Same here. I have grass and clover in my pathways and I mulch my rows, so all the tasty bugs are under the mulch....which is displaced all in one afternoon if I let chickens in the garden. The mulch is there for a reason~to suppress weeds~ and I just can't spend time raking the mulch back over the the base of bedded plants in a large garden every day. They can eat bugs in the pasture around the garden. I like my predatory bugs to take care of the larvae of the bad bugs but that cannot happen if the chickens eat all my beneficial bugs and leave the bad tasting potato bug larvae alone.

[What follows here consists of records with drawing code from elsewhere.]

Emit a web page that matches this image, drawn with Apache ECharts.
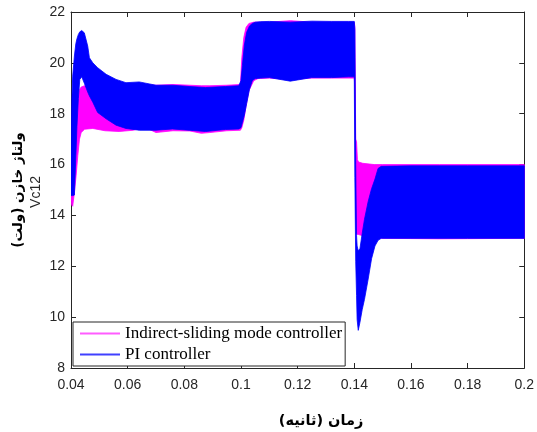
<!DOCTYPE html>
<html>
<head>
<meta charset="utf-8">
<script src="https://cdn.jsdelivr.net/npm/echarts@6/dist/echarts.min.js"></script>
<style>
html,body{margin:0;padding:0;background:#fff;}
#chart{width:537px;height:432px;}
</style>
</head>
<body>
<div id="chart"></div>
<script>
// ---- data (envelopes of the switching ripple) ----
var xTicks = [0.04, 0.06, 0.08, 0.1, 0.12, 0.14, 0.16, 0.18, 0.2];
var yTicks = [8, 10, 12, 14, 16, 18, 20, 22];

var seriesNames = ['Indirect-sliding mode controller', 'PI controller'];

// Indirect-sliding mode controller (magenta)
var ismcTime  = [0.0400,0.0403,0.0406,0.0412,0.0418,0.0424,0.0430,0.0436,0.0448,0.0477,0.0520,0.0570,0.0620,0.0660,0.0700,0.0760,0.0820,0.0860,0.0890,0.0950,0.0998,0.1003,0.1010,0.1018,0.1028,0.1045,0.1060,0.1100,0.1174,0.1250,0.1320,0.1400,0.1402,0.1405,0.1408,0.1411,0.1415,0.1430,0.1470,0.1500,0.1700,0.2000];
var ismcUpper = [15.4,16.0,16.6,17.5,18.2,18.7,18.95,19.05,19.1,19.1,19.1,19.12,19.15,19.15,19.12,19.15,19.12,19.1,19.1,19.12,19.15,20.2,21.0,21.4,21.55,21.6,21.6,21.6,21.66,21.6,21.6,21.6,21.4,17.0,16.9,16.2,16.1,16.05,16.0,16.0,16.0,16.0];
var ismcLower = [14.6,14.4,14.36,14.9,15.56,16.35,17.0,17.26,17.39,17.42,17.33,17.3,17.35,17.47,17.26,17.33,17.32,17.23,17.26,17.33,17.35,17.45,17.75,18.3,18.9,19.3,19.38,19.4,19.35,19.4,19.4,19.4,19.0,14.0,13.3,13.25,13.25,13.2,13.12,13.1,13.08,13.1];

// PI controller (blue)
var piTime  = [0.0400,0.0403,0.0406,0.0412,0.0417,0.0421,0.0426,0.0431,0.0438,0.0447,0.0459,0.0465,0.0477,0.0494,0.0524,0.0559,0.0594,0.0641,0.0700,0.0758,0.0817,0.0875,0.0945,0.0992,0.1000,0.1005,0.1012,0.1020,0.1030,0.1040,0.1050,0.1070,0.1100,0.1174,0.1250,0.1320,0.1380,0.1400,0.1402,0.1405,0.1408,0.1410,0.1414,0.1420,0.1428,0.1436,0.1449,0.1461,0.1473,0.1484,0.1495,0.1600,0.1800,0.2000];
var piUpper = [16.2,18.57,19.48,20.27,20.75,20.95,21.12,21.22,21.27,21.18,20.66,20.2,20.0,19.81,19.55,19.35,19.22,19.25,19.12,19.12,19.07,19.03,19.07,19.1,19.3,19.9,20.7,21.2,21.45,21.55,21.6,21.62,21.63,21.6,21.64,21.63,21.63,21.63,21.3,16.0,13.2,12.8,12.6,12.7,13.3,13.85,14.55,15.05,15.43,15.85,15.93,15.95,15.95,15.95];
var piLower = [14.78,14.78,14.78,14.8,16.3,17.5,18.6,19.35,19.45,19.2,18.85,18.7,18.45,18.05,17.8,17.55,17.42,17.35,17.35,17.4,17.35,17.3,17.38,17.4,17.45,17.65,17.95,18.4,18.96,19.3,19.38,19.4,19.42,19.28,19.42,19.42,19.45,19.45,15.5,12.2,10.86,9.9,9.48,9.8,10.3,10.7,11.5,12.3,12.8,13.02,13.1,13.1,13.1,13.1];

var colors = ['#ff00ff', '#0000ff'];
var legendColors = ['#ff5cff', '#4040ff'];

function band(times, up, lo, color) {
  return function (params, api) {
    var pts = [];
    for (var i = 0; i < times.length; i++) pts.push(api.coord([times[i], up[i]]));
    for (var j = times.length - 1; j >= 0; j--) pts.push(api.coord([times[j], lo[j]]));
    return {
      type: 'polygon',
      shape: { points: pts },
      style: { fill: color, stroke: color, lineWidth: 0.8 }
    };
  };
}

var axisColor = '#262626';
var labelFont = { fontFamily: 'Liberation Sans, Arial', fontSize: 14, color: axisColor };

var chart = echarts.init(document.getElementById('chart'), null, { renderer: 'canvas' });
chart.setOption({
  animation: false,
  backgroundColor: '#ffffff',
  grid: { left: 71, right: 10, top: 12, bottom: 64, containLabel: false },
  xAxis: [{
    type: 'value', min: xTicks[0], max: xTicks[xTicks.length - 1], interval: 0.02, position: 'bottom',
    axisLine: { show: true, onZero: false, lineStyle: { color: axisColor, width: 1 } },
    axisTick: { show: true, inside: true, length: 5, lineStyle: { color: axisColor } },
    splitLine: { show: false },
    axisLabel: Object.assign({ margin: 10, formatter: function (v) { return String(+v.toFixed(2)); } }, labelFont)
  }, {
    type: 'value', min: xTicks[0], max: xTicks[xTicks.length - 1], interval: 0.02, position: 'top',
    axisLine: { show: true, onZero: false, lineStyle: { color: axisColor, width: 1 } },
    axisTick: { show: true, inside: true, length: 5, lineStyle: { color: axisColor } },
    splitLine: { show: false }, axisLabel: { show: false }
  }],
  yAxis: [{
    type: 'value', min: yTicks[0], max: yTicks[yTicks.length - 1], interval: 2, position: 'left',
    axisLine: { show: true, onZero: false, lineStyle: { color: axisColor, width: 1 } },
    axisTick: { show: true, inside: true, length: 5, lineStyle: { color: axisColor } },
    splitLine: { show: false },
    axisLabel: Object.assign({ margin: 6 }, labelFont)
  }, {
    type: 'value', min: yTicks[0], max: yTicks[yTicks.length - 1], interval: 2, position: 'right',
    axisLine: { show: true, onZero: false, lineStyle: { color: axisColor, width: 1 } },
    axisTick: { show: true, inside: true, length: 5, lineStyle: { color: axisColor } },
    splitLine: { show: false }, axisLabel: { show: false }
  }],
  legend: {
    orient: 'vertical', left: 73, top: 322,
    icon: 'rect', itemWidth: 40, itemHeight: 2, itemGap: 4,
    padding: [3, 3, 3, 7],
    backgroundColor: '#ffffff', borderColor: axisColor, borderWidth: 1, borderRadius: 0,
    textStyle: { fontFamily: 'Liberation Serif, Times New Roman', fontSize: 17, lineHeight: 16, color: '#000' },
    data: seriesNames,
    z: 10
  },
  series: [{
    type: 'custom', name: 'ismc-band', coordinateSystem: 'cartesian2d', xAxisIndex: 0, yAxisIndex: 0,
    data: [[ismcTime[0], ismcLower[0]]], silent: true, clip: true, z: 2,
    renderItem: band(ismcTime, ismcUpper, ismcLower, colors[0])
  }, {
    type: 'custom', name: 'pi-band', coordinateSystem: 'cartesian2d', xAxisIndex: 0, yAxisIndex: 0,
    data: [[piTime[0], piLower[0]]], silent: true, clip: true, z: 3,
    renderItem: band(piTime, piUpper, piLower, colors[1])
  }, {
    type: 'line', name: seriesNames[0], data: [], symbol: 'none',
    itemStyle: { color: legendColors[0] }, lineStyle: { color: legendColors[0], width: 2 }
  }, {
    type: 'line', name: seriesNames[1], data: [], symbol: 'none',
    itemStyle: { color: legendColors[1] }, lineStyle: { color: legendColors[1], width: 2 }
  }],
  graphic: [{
    type: 'text', x: 18, y: 190, rotation: Math.PI / 2,
    style: { text: '\u200Fولتاژ خازن (ولت)\u200F', font: 'bold 13.5px "DejaVu Sans"', fill: '#000', textAlign: 'center', textVerticalAlign: 'middle' }
  }, {
    type: 'text', x: 36, y: 192, rotation: Math.PI / 2,
    style: { text: 'Vc12', font: '14px "Liberation Sans", Arial', fill: axisColor, textAlign: 'center', textVerticalAlign: 'middle' }
  }, {
    type: 'text', x: 321, y: 421,
    style: { text: '\u200Fزمان (ثانیه)\u200F', font: 'bold 14.5px "DejaVu Sans"', fill: '#000', textAlign: 'center', textVerticalAlign: 'middle' }
  }]
});
</script>
</body>
</html>
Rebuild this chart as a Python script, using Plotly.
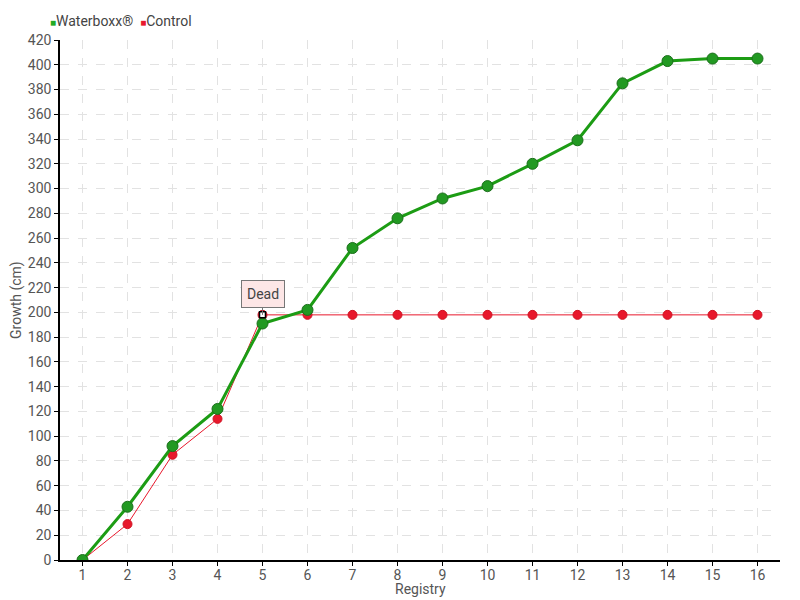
import plotly.graph_objects as go

registry = list(range(1, 17))
waterboxx = [0, 43, 92, 122, 191, 202, 252, 276, 292, 302, 320, 339, 385, 403, 405, 405]
control = [0, 29, 85, 114, 198, 198, 198, 198, 198, 198, 198, 198, 198, 198, 198, 198]
dead_index = 4
y_ticks = list(range(0, 421, 20))

FONT = "Roboto, sans-serif"
GREEN = "#1c9c14"
RED = "#e8182c"

fig = go.Figure()

fig.add_trace(go.Scatter(
    x=registry, y=control, mode="lines+markers", name="Control", showlegend=False,
    line=dict(color=RED, width=1),
    marker=dict(color=RED, size=9, line=dict(color="#d01020", width=1)),
))
fig.add_trace(go.Scatter(
    x=registry, y=waterboxx, mode="lines+markers", name="Waterboxx®", showlegend=False,
    line=dict(color=GREEN, width=3),
    marker=dict(color="#229922", size=11, line=dict(color="#1a6e1a", width=1)),
))
fig.add_trace(go.Scatter(
    x=[registry[dead_index]], y=[control[dead_index]], mode="markers", showlegend=False,
    marker=dict(symbol="square", color="white", size=6, line=dict(color="black", width=1.5)),
    hoverinfo="skip",
))

# legend as text
fig.add_annotation(
    xref="paper", yref="paper", x=-0.016, y=1.0, yshift=19, xanchor="left", yanchor="middle",
    showarrow=False,
    text=("<span style='color:#22aa22;font-size:10px'>■</span>Waterboxx®  "
          "<span style='color:" + RED + ";font-size:10px'>■</span>Control"),
    font=dict(family=FONT, size=14, color="#444"),
)

# axis titles
fig.add_annotation(
    xref="paper", yref="paper", x=0.5, y=0, yshift=-29, xanchor="center", yanchor="middle",
    showarrow=False, text="Registry", font=dict(family=FONT, size=14, color="#555"),
)
fig.add_annotation(
    xref="paper", yref="paper", x=0, xshift=-44, y=0.5, xanchor="center", yanchor="middle",
    showarrow=False, textangle=-90, text="Growth (cm)", font=dict(family=FONT, size=14, color="#555"),
)

fig.add_annotation(
    x=registry[dead_index], y=control[dead_index], text="Dead",
    showarrow=True, ax=0, ay=-21, arrowhead=0, arrowwidth=1, arrowcolor="#777",
    bgcolor="#fde6e6", bordercolor="#777", borderwidth=1, borderpad=5,
    font=dict(family=FONT, size=14, color="#444"),
)

fig.update_layout(
    width=800, height=600,
    margin=dict(l=60, r=20, t=40, b=40, autoexpand=False),
    plot_bgcolor="white", paper_bgcolor="white",
    font=dict(family=FONT, size=14, color="#555"),
    showlegend=False,
    xaxis=dict(
        range=[0.5, 16.5], tickmode="array", tickvals=registry, ticktext=[str(r) for r in registry],
        showgrid=True, gridcolor="#e2e2e2", griddash="dash", gridwidth=1,
        showline=True, linecolor="black", linewidth=1.5,
        ticks="outside", ticklen=4, tickcolor="black", ticklabelstandoff=-3,
        zeroline=False, automargin=False,
    ),
    yaxis=dict(
        range=[0, 420], tickmode="array", tickvals=y_ticks,
        showgrid=True, gridcolor="#e2e2e2", griddash="dash", gridwidth=1,
        showline=True, linecolor="black", linewidth=1.5,
        ticks="outside", ticklen=4, tickcolor="black",
        zeroline=False, automargin=False,
    ),
)

fig.write_html("out.html", config={"displayModeBar": False},
               post_script="document.body.style.margin='0';document.body.style.overflow='hidden';")
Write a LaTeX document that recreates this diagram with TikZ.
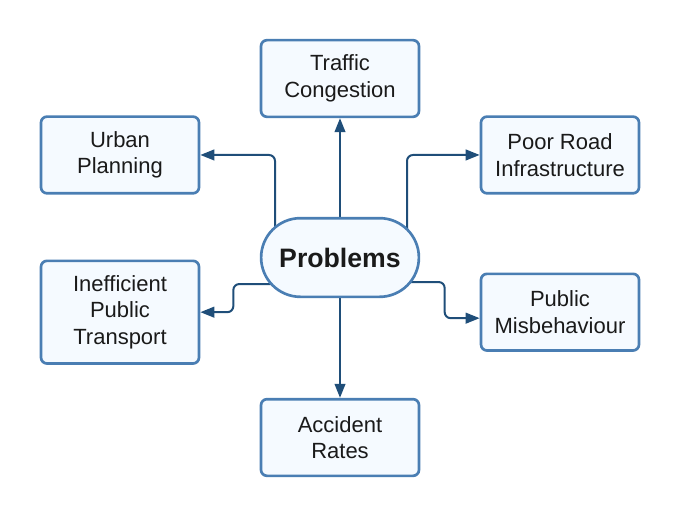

Nope...too much hard work and planning goes into that garden to let chickens ruin it. I've got a balance in my gardens that chickens only upset and they have three acres of meadow and surrounding wood land to forage in, so they don't need my garden for it.
 
I would like to know, how safe are your chickens inside your fenced yard? And how high andwhattype of fence?
 
You should not need to worry about predators during the day time so much. If something comes out during the day time, its probably sick or something. A fence would contain the chickens to a smaller area.If a dog comes around, shoot it if it steps on your property as it will kill your birds.

As it gets dark, your birds will go back to there safe haven which is the coop. I leave my door open all day, and they go in as they please, but if they are out twords the evening and feel like sleeping on the porch instead of in there coop, I carry them and put them away, but that does not happen often as they want to go where they have feed, water, and no its safe.